REQUIRED TASK:
Write out, word for word, every line from the first one through the line that holds "var diagonal = [[0, 0], [100, 100]];", and nothing else; skip the pictures.

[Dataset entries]
::::
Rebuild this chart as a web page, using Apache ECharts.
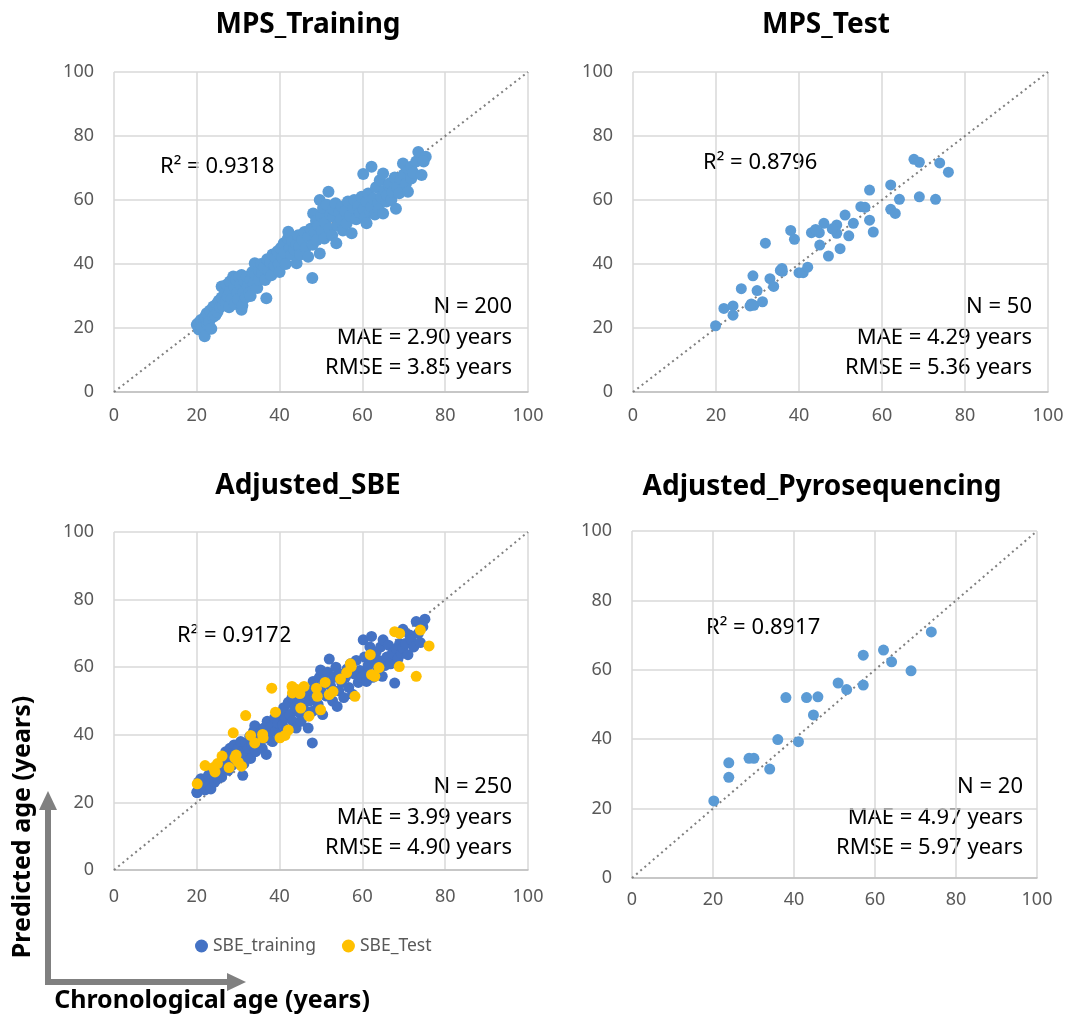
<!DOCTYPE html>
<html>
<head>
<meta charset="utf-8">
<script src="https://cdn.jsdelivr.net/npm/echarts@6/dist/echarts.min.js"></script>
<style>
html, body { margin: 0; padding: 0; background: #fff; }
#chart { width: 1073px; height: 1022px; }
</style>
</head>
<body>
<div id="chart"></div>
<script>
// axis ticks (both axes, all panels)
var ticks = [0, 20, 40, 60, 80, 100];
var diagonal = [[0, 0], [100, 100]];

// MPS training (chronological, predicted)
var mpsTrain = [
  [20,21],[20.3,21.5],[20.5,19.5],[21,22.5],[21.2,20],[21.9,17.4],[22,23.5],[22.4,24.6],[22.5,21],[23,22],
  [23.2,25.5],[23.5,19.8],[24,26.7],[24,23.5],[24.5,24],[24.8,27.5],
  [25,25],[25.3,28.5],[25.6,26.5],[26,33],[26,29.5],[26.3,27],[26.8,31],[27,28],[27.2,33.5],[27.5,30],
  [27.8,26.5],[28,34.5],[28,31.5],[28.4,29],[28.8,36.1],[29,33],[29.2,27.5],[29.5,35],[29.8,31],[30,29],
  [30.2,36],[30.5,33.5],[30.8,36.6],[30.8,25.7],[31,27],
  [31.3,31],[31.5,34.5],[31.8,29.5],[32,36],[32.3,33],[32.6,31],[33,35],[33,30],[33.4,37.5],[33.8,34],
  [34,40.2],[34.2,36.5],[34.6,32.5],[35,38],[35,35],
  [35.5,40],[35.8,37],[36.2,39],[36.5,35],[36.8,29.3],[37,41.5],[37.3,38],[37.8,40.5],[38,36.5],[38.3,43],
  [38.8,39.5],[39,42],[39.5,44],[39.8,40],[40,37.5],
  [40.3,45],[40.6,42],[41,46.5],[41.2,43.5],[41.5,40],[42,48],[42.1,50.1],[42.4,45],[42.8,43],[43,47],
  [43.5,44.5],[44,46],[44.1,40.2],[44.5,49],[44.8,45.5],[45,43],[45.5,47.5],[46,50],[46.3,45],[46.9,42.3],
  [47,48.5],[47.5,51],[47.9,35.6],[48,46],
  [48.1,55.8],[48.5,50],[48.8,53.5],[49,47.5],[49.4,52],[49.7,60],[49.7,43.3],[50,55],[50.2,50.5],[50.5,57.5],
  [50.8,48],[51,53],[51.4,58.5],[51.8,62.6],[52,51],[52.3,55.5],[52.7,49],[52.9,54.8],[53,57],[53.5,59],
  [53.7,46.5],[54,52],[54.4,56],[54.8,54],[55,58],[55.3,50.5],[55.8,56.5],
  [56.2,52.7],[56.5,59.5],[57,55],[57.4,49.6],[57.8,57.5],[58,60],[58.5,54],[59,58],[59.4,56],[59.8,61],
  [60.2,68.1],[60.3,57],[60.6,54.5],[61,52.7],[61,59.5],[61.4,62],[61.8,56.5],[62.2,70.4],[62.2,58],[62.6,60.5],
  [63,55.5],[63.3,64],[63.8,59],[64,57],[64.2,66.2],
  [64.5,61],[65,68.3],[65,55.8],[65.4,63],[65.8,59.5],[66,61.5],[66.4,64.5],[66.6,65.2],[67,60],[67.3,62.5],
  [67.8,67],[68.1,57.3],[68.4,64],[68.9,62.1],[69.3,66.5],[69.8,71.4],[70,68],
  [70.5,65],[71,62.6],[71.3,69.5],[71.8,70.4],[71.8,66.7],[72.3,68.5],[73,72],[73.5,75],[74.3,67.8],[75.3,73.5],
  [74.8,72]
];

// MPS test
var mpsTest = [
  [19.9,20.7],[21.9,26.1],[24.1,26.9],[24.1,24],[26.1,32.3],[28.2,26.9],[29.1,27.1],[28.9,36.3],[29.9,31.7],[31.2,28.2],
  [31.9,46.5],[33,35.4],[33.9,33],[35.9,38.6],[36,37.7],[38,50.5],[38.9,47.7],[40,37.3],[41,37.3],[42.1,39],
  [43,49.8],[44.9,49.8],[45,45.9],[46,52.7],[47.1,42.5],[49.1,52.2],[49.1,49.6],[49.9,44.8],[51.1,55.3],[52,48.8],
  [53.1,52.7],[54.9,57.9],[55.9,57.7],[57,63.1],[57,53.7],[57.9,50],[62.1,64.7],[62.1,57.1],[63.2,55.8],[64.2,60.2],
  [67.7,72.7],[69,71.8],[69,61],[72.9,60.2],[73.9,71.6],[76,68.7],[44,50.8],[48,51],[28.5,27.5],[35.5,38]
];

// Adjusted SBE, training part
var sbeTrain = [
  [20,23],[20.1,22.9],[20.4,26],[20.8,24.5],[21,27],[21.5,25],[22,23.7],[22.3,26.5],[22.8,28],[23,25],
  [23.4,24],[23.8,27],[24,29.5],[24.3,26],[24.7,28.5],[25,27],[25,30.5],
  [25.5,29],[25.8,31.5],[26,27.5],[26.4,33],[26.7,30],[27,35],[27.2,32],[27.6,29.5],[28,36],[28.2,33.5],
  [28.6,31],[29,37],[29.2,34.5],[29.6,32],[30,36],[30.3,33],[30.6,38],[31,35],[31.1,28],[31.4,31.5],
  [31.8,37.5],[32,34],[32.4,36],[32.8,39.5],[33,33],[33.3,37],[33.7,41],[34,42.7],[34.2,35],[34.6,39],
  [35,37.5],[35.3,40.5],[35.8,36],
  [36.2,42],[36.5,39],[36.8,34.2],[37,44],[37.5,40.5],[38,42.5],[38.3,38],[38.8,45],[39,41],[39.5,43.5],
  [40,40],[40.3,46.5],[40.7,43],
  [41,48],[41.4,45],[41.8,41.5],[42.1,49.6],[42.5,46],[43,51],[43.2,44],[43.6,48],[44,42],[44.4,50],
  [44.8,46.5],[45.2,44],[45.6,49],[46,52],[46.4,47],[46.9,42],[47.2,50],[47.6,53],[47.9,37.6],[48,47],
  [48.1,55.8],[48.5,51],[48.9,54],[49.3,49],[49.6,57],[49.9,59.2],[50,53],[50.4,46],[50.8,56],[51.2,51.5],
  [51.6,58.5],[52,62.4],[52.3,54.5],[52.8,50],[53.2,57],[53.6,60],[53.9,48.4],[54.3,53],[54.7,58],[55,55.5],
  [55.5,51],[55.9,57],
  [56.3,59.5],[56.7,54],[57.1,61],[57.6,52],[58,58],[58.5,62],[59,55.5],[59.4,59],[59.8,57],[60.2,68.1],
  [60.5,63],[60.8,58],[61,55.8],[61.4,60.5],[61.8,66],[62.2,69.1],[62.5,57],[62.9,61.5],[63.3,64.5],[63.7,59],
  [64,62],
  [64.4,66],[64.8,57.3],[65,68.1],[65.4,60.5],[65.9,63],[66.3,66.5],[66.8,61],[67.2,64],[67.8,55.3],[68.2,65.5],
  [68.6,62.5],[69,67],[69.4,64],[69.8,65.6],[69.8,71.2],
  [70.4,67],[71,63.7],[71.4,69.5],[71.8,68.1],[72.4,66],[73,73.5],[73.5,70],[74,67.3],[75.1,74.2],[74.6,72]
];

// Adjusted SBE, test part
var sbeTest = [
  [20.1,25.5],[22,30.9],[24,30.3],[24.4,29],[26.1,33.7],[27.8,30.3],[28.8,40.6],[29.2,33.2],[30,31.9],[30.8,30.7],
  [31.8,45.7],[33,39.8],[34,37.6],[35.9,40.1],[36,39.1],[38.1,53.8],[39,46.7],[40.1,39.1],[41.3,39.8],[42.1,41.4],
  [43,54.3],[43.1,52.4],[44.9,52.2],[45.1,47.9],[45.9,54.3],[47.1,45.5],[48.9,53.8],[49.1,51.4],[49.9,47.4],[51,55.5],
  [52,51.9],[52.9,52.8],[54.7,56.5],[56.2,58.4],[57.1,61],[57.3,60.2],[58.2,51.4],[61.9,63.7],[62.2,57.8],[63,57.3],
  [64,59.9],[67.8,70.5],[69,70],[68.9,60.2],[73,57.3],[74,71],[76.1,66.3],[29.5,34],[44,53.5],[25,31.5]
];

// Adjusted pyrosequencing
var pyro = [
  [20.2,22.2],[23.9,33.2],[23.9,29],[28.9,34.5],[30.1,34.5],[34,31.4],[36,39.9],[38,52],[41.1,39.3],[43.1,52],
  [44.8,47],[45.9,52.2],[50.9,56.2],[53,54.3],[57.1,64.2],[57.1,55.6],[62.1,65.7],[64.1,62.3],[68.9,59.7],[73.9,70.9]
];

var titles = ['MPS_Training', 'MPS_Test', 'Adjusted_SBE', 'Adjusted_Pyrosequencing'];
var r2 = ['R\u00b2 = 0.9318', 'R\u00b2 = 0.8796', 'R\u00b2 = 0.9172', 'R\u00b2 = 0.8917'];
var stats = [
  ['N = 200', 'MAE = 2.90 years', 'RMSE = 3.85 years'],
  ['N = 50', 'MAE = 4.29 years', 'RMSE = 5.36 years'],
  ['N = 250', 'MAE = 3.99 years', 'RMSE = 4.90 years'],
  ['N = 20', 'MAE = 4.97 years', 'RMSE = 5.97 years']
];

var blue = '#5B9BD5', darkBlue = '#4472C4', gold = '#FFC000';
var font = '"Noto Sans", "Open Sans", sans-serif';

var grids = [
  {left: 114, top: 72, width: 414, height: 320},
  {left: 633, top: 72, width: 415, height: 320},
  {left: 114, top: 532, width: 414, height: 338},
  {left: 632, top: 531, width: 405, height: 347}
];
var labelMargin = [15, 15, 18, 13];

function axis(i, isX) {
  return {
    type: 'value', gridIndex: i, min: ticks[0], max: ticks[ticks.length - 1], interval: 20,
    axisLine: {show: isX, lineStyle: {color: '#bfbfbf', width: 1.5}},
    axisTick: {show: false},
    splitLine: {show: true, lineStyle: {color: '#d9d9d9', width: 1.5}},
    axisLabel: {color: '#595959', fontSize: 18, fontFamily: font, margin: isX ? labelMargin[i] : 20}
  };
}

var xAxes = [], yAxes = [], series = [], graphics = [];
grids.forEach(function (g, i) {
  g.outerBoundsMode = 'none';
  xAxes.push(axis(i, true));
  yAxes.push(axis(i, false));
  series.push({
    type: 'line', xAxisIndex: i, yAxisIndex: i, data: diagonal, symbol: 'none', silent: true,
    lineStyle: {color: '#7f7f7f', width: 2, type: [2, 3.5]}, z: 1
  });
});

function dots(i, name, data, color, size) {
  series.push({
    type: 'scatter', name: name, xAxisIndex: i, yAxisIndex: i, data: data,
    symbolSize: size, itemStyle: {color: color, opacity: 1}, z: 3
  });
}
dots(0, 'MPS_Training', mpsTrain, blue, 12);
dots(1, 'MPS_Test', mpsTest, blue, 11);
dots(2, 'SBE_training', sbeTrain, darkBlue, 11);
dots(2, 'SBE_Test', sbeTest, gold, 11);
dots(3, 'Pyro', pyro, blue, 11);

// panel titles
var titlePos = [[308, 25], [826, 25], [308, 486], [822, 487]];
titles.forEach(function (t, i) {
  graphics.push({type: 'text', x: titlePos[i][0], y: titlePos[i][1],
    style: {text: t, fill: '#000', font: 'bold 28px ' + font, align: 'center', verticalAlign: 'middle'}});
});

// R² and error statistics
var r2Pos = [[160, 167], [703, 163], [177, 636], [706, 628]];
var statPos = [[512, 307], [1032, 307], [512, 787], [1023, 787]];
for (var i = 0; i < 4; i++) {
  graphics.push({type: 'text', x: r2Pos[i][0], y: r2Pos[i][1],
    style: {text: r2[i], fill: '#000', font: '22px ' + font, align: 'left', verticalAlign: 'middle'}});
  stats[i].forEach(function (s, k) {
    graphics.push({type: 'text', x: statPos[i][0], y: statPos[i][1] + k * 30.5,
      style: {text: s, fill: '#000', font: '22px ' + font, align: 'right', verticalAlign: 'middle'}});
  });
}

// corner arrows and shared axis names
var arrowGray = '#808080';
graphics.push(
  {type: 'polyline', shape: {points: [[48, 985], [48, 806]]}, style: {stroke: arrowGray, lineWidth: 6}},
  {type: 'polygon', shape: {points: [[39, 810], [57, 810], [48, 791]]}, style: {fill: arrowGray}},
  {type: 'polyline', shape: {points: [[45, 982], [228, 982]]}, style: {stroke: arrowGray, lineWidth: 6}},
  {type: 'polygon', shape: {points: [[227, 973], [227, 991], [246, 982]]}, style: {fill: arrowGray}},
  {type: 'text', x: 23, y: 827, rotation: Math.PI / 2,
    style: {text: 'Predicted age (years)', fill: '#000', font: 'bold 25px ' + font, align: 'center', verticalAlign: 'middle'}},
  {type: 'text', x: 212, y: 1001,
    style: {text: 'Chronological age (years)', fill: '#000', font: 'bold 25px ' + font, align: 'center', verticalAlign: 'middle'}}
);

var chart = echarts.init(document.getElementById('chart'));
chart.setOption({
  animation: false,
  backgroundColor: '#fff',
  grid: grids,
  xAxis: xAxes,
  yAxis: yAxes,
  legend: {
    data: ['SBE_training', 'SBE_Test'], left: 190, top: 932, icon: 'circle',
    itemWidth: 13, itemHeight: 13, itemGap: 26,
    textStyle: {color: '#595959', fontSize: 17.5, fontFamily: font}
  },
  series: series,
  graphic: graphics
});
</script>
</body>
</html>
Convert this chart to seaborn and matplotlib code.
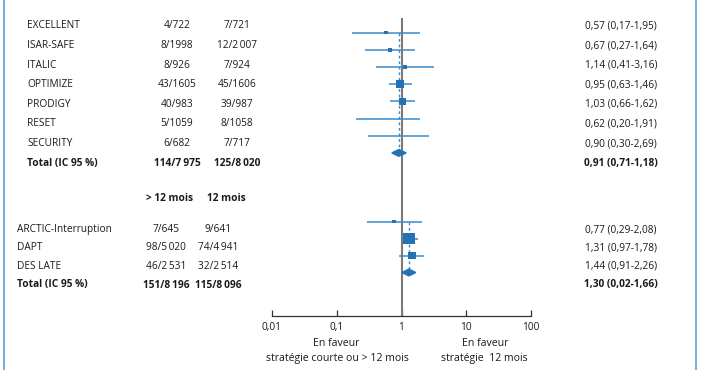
::::
IN RESPONSE:
Rebuild this chart as a web page, using Apache ECharts.
<!DOCTYPE html>
<html>
<head>
<meta charset="utf-8">
<script src="https://cdn.jsdelivr.net/npm/echarts@6/dist/echarts.min.js"></script>
<style>
html, body { margin: 0; padding: 0; background: #fff; }
#chart { width: 1073px; height: 1022px; }
</style>
</head>
<body>
<div id="chart"></div>
<script>
// axis ticks (both axes, all panels)
var ticks = [0, 20, 40, 60, 80, 100];
var diagonal = [[0, 0], [100, 100]];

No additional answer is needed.